To be reductive, Gibney’s asking why so many people around the world cried when such a total asshole died
While Gibney returns to familiar subject matter at times, his film is valuable in its analysis of how myth-building and magic, storytelling and speculation played a role in the rise of Jobs and Apple.
Throughout the film, Gibney explores Job’s many contradictions: he revered counter-culture but exploited corporate power; he connected so many with his products but had difficulty connecting himself; he named a line of computers after his daughter but in court claimed she wasn’t his kid to avoid paying child support. His sins catalogued through the movie include ripping Steve Wozniak off for a couple grand back in their Atari days, renting the same car every six months to avoid having a license plate to therefore speed and drive in the car-pool lane, and indifference to complaints of human rights abuses and environmental devastation related to iPhone production in China. To be reductive, Gibney’s asking why so many people around the world cried when such a total asshole died. The answer seems to be that Jobs created something of a religion with Apple.
One of the more interesting threads in the film is the brand of tech spiritualism Jobs adopted early on, a subject that feels particularly relevant today as networked new-ageism trends in the form of online natal charts and young people with crystals in one hand and a smartphone in the other. The documentary pays considerable attention to Jobs as a young person being obsessed with Be Here Now, a book by Western-yogi Ram Dass, and his early and sustained interest in Zen Buddhism. Zen monk Kobun Chino, Jobs’s spiritual advisor, tells an anecdote of a young Jobs showing up at his house with a computer chip he made (or at least helped Woz make) as proof he was enlightened.
That technology and spiritualism can be complementary rather than paradoxical comes in many iterations from beliefs that cyberspace can provide God-like omnipresence to those that digital transhumanism can achieve immortality. The version that Jobs believed in was more simple and less sci-fi, just that tech products could be embedded with the same qualities as Zen garden. Gibney suggests that the spirit of minimalism Jobs aimed to imbue in the iPhone and iPad might have made them more beloved than competitor smartphones and tablets. Or maybe it was the narrative Jobs sold in their advertising (“Think Different”) that helped create the cult of Apple products.

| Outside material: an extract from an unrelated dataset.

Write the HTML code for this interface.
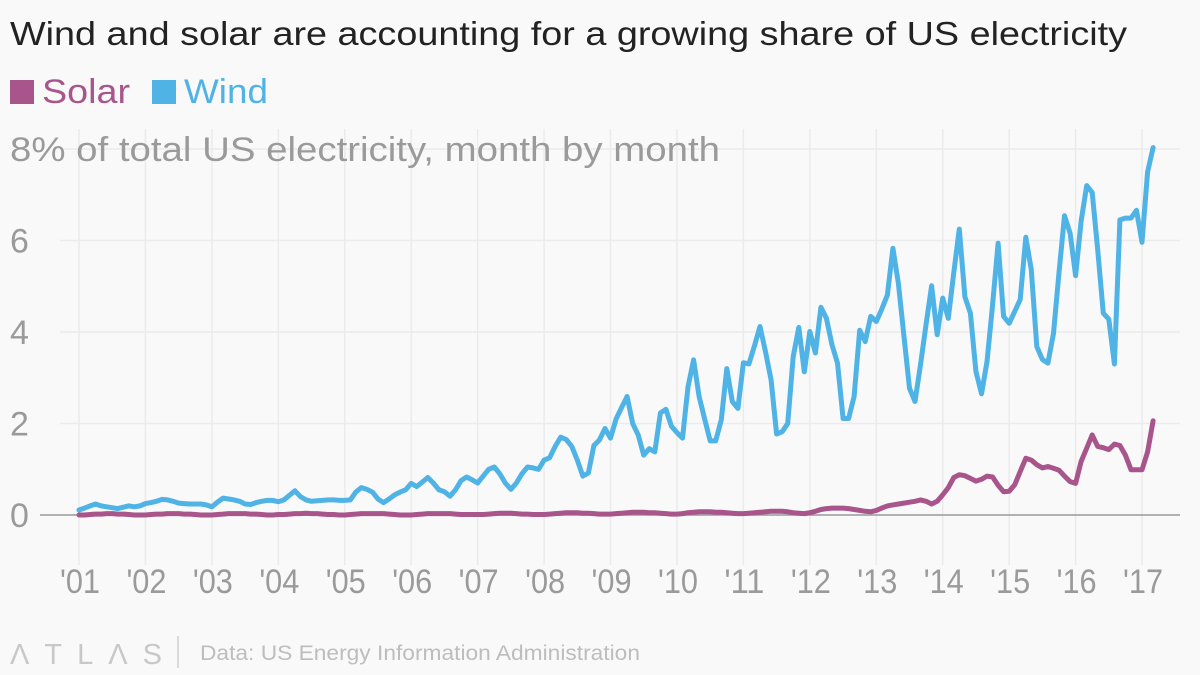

The near-religious devotion Apple achieved, perhaps has less to do with the magical qualities of the technologies it sold and more to do with mythic qualities of the brand. One fact stood out in the film for me: if Jobs had gone to prison for a financial scandal involving back-dating options (allegedly a real possibility considering the circumstances, though, Apple instead let two other executives take the fall), analysts suggested the company would have immediately been worth billions less. Our financial system is perhaps the best example in contemporary society of faith in action, where what is believed becomes what is real. And it’s maybe that understanding which made Jobs a cult figure more than anything to do with the tech he was selling.